Non è come fare l’elemosina firmare un gesto di carità. E, comunque, è più simile ad una messa da celebrarsi senza alcun suono di campane piuttosto che una messa da celebrarsi in pompa magna. Nessuna segnaletica che l’annunci e nessun grazie che la segua: in silenzio, sottovoce, anche a costo di farsi ridere dietro, tacciati di essere gli ultimi ingenui sopravvissuti. Cosa importano i giudizi facinorosi: “Chi nel cammino della vita ha acceso anche soltanto una fiaccola nell’ora buia di qualcuno – scrisse quel gran genio della carità di Madre Teresa di Calcutta – non è vissuto invano”.



D’altronde sono soltanto le anime grandi a conoscere la maestosità celata dentro una briciola di carità, in uno sguardo di attenzione all’altro sofferente. “Ci vuol fegato a chiedere l’Obolo di San Pietro in questi giorni” ha scritto più di qualcuno. A tanti preti costerà la faccia proporre nelle loro parrocchie questo gesto, quest’anno, in piena bufera finanziaria.



Cosa fare, dunque? Lasciare solo Pietro, il Papa, solo perché qualche collaboratore l’ha ingannato depredando il granaio dei poveri? Che un giorno Dio doni loro la grazia di accorgersi che, ingannando i poveri, hanno dimostrato di non essere nemmeno stati gran geni: ci son dei ladri – in galera ho il piacere di conoscerne – che, vivendo nel purgatorio della società, si son accorti che non conoscevano la storia delle cose rubate. Venuti a conoscenza, si sono mezzi (s)vergognati.

Perché, dunque, ha ancora più senso quest’anno sostenere il Papa con il gesto felice della carità? Perché dicendo: “Tanto sono tutti corrotti là dentro!” si fa solamente il gioco dei corrotti. Loro sì che sognerebbero questa reazione, in modo tale da screditare tutto il bene (ch’è tantissimo) che ancora viene fatto; in modo da poter continuare a sguazzare nella melma della menzogna e del gioco d’azzardo con la sorte dei poveri Cristi contemporanei.

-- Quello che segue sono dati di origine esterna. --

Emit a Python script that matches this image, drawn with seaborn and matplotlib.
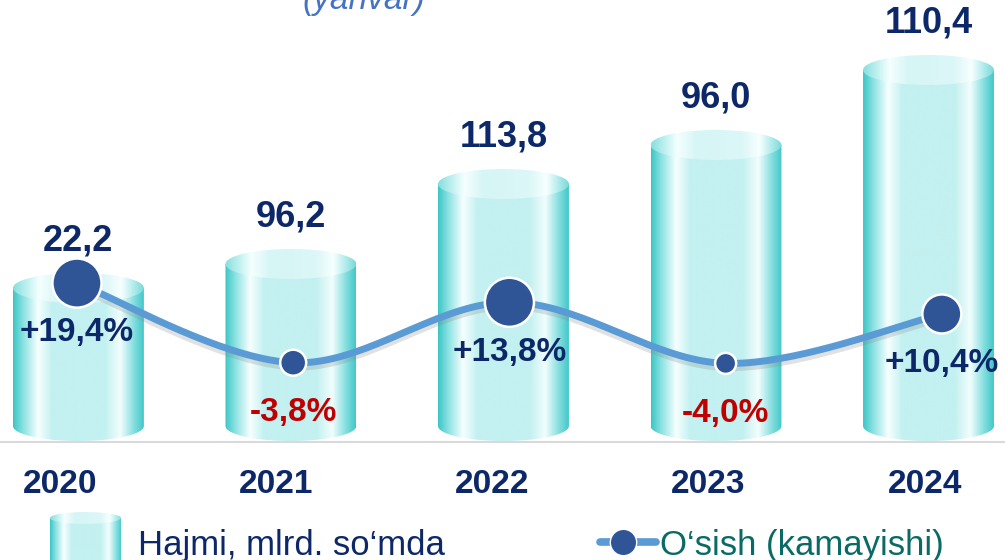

Ci basti il cuore di Papa Francesco per credere che, ancor di più quest’anno, la carità non solo non avrà fine ma avrà buon esito. Forse è difficile incitarci leggendo i giornali: nessuno è mai preparato a gestire uno scandalo, ma il semplice fatto d’andarlo ad arginare è la forma di carità intellettuale più estrema. Il Vangelo di questa domenica (Mt 21,33-43), per chi l’ascolterà in ginocchio, pare un intervento di altissima chirurgia, col bisturi di una parola che scava, squarcia, interroga: anche lì c’è il sospetto che coloro che dovevano gestire la vigna abbiano compiuto una sorta di peculato agricolo. La lezione del padrone è esemplare: non chiude la vigna scrivendo “Chiuso per fallimento”, ma la prende e ne cambia gestione. Rimodula il contratto, rilancia le quotazioni affidandola ad altri, azzarda che se le cose oggi sono andate storte, domani si potrebbero raddrizzare. Viaggiare nella giusta direzione. C’è un’unica risposta che il padrone si concede il lusso di firmare: quella di togliere la vigna ai lavoratori infedeli. Su tutto il resto lascia agli ascoltatori il diritto alla riflessione.

Qualcuno dice: “Il Papa è da solo, non può fare nulla, povero-Cristo”. Mai affermazione è stata più erronea. Innanzitutto vive in Cristo, è di Cristo: come è possibile credere che l’uomo stia in piedi, con le sue sole forze, in piena bufera? Lui presta il corpo come si presta una casa: è lo Spirito, poi, a fare del corpo di un’ottantenne una pagina di gioventù.

Eppoi la sua solitudine dipenderà dai figli: sarà solo se lo lasceremo da solo. L’occasione, per Satàn, è ghiotta: lui gli sta facendo terra bruciata attorno, sogna di farlo morire di isolamento. Non morrà affatto: c’è un popolo in cammino, ch’è la Chiesa, che non si scandalizzerà se in casa i barattoli di marmellata sono vuoti o se allo sgabello manca una gamba: succede in tutte le famiglie.

“Vorrei vedere altro nella Chiesa, comunque!” dirà qualcuno. Resta il fatto che ognuno riesce a vedere in base ai suoi meriti: non si spiegherebbe altrimenti il fatto che i santi, ci sono!, non si arrendano. Quando avrebbero tutti i dettagli per farlo. Ecco perché sto con Pietro: perché una carità che non costa niente il cielo la ignora. Quest’anno, invece, costa tantissimo.